Is the situation in the post-post Cold War era worse than what it was after the end of the Second World War? For contemporaries — and Mandelbaum is one such analyst — the present always looks more challenging than the past. In 1944-45, there were a lot of countries that were badly broken. But the real difference was that policymaking in that period was in the hands of some extraordinary leaders who had the vision, the imagination, the compassion, and the fortitude to design a system at Bretton Woods resort in the American state of New Hampshire that worked for all. It worked for the victors in the war and those who had lost and surrendered. It worked for the countries that were rich as well as those that were poor. It worked for the nations that had been independent for a long time and those that were emerging from decades of colonial rule and domination. The system that got built then had three features: nations agreed to work with one another, rather against each other; they agreed on the laws that would be followed; and they created international institutions that oversaw the working of the global system.
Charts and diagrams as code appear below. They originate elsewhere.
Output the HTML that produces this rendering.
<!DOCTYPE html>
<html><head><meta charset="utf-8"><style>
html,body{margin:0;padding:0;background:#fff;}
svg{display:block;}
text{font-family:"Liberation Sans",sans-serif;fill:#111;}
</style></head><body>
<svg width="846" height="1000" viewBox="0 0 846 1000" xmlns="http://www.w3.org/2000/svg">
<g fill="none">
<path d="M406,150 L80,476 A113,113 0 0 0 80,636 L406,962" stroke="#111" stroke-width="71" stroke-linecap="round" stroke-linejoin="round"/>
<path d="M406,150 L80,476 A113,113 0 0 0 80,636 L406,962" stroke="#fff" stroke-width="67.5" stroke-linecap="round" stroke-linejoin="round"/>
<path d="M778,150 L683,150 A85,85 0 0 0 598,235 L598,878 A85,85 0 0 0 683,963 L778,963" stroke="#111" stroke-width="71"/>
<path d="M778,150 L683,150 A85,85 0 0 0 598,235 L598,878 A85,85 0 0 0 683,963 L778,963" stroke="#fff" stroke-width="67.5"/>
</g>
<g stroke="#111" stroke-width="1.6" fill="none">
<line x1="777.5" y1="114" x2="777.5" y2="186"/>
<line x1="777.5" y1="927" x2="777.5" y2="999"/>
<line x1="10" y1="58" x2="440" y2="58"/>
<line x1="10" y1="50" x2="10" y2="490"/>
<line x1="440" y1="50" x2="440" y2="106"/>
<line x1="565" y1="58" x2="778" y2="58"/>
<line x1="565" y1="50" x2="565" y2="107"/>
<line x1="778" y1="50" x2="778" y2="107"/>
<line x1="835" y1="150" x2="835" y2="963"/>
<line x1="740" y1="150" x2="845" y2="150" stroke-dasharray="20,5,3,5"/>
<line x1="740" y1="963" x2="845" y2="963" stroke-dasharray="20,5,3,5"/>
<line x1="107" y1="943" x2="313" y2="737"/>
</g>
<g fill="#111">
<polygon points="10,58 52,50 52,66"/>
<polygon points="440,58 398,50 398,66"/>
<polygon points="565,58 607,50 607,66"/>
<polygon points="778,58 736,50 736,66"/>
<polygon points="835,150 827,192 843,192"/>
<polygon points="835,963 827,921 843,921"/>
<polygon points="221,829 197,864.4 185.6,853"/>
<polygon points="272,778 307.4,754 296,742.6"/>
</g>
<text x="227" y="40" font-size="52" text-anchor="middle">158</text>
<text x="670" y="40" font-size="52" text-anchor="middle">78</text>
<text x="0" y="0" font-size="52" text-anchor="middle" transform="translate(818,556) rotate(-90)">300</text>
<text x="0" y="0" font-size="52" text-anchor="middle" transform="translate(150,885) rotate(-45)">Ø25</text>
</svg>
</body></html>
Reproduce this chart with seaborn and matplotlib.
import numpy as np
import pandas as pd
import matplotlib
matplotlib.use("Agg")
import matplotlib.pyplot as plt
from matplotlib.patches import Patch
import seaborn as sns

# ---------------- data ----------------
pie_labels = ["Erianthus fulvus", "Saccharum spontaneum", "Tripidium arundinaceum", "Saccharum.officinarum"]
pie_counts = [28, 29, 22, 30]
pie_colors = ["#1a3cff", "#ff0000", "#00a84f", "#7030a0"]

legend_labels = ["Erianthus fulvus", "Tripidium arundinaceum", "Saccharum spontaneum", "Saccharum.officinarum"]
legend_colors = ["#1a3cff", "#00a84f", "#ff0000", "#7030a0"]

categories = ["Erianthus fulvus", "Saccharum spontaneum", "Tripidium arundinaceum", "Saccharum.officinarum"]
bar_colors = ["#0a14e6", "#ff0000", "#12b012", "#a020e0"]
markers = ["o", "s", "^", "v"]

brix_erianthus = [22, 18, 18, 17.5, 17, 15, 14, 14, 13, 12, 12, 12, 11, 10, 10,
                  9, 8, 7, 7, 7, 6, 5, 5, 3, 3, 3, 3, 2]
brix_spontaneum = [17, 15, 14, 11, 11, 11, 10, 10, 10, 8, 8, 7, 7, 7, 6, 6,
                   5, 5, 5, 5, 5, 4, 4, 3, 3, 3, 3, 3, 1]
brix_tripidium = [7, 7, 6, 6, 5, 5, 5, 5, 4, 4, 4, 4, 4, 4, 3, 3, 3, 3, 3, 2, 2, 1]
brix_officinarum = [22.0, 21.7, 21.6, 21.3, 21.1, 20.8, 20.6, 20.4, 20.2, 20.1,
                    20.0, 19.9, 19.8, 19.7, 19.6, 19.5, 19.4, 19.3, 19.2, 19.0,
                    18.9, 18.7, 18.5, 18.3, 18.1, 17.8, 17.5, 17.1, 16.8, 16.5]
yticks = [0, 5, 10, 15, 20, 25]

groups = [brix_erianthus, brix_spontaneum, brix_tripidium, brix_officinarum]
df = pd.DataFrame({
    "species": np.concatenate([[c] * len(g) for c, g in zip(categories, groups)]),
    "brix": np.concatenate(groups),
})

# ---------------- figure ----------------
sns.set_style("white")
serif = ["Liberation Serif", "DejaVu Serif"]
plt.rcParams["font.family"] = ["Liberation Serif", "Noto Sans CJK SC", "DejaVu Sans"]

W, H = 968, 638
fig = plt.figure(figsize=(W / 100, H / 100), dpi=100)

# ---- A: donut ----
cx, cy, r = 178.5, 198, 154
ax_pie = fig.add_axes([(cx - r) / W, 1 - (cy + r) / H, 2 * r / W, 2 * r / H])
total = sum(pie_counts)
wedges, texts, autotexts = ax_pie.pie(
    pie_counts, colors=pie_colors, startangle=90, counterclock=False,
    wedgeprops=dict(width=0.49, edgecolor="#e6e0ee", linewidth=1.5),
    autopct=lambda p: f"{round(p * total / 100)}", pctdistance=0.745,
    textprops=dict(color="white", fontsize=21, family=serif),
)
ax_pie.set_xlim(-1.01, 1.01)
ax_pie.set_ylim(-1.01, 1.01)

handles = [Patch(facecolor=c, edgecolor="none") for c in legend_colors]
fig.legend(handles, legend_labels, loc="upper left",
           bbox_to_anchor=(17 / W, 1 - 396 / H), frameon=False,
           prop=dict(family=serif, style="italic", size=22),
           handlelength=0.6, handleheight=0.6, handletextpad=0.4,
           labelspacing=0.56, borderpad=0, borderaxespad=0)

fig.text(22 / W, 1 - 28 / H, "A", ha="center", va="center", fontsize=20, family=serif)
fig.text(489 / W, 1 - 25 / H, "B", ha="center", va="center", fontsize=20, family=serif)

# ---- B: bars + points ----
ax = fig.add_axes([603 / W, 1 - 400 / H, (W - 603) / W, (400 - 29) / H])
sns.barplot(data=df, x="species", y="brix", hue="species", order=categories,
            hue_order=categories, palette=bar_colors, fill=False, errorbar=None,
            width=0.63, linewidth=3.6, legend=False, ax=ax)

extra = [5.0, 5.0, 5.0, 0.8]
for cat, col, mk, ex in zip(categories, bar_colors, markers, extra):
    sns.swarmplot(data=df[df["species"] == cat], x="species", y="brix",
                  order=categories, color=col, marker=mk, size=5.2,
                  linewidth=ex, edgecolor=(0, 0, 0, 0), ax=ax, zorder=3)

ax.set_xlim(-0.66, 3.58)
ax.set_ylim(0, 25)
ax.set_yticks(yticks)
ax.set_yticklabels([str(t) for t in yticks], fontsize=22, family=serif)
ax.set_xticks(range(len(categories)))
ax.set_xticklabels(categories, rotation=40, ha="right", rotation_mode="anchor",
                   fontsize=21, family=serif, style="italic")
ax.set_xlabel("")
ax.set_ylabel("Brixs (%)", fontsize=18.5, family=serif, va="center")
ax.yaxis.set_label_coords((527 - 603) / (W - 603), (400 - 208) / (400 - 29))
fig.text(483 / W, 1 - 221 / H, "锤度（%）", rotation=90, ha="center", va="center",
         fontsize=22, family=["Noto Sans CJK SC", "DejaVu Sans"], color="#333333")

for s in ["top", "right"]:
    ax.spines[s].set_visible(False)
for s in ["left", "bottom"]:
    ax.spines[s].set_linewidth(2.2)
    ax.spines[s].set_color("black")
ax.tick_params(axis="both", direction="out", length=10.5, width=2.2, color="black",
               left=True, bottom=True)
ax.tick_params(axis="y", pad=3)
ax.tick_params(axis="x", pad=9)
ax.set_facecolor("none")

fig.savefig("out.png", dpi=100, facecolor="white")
These were the foundations on which the old structure was built. They are now under assault.

But as we head for the opening of the third decade of the 21st century, the fate of the world is in the hands of petty politicians. America’s Donald Trump exemplifies those who occupy leadership positions not only in the United States but also in several places in Europe, in Egypt, in India, in many African countries. What makes the present so much different from the past in that leaderships in many parts of the world lack the qualities the times need.

Published in The Express Tribune, April 15th, 2019.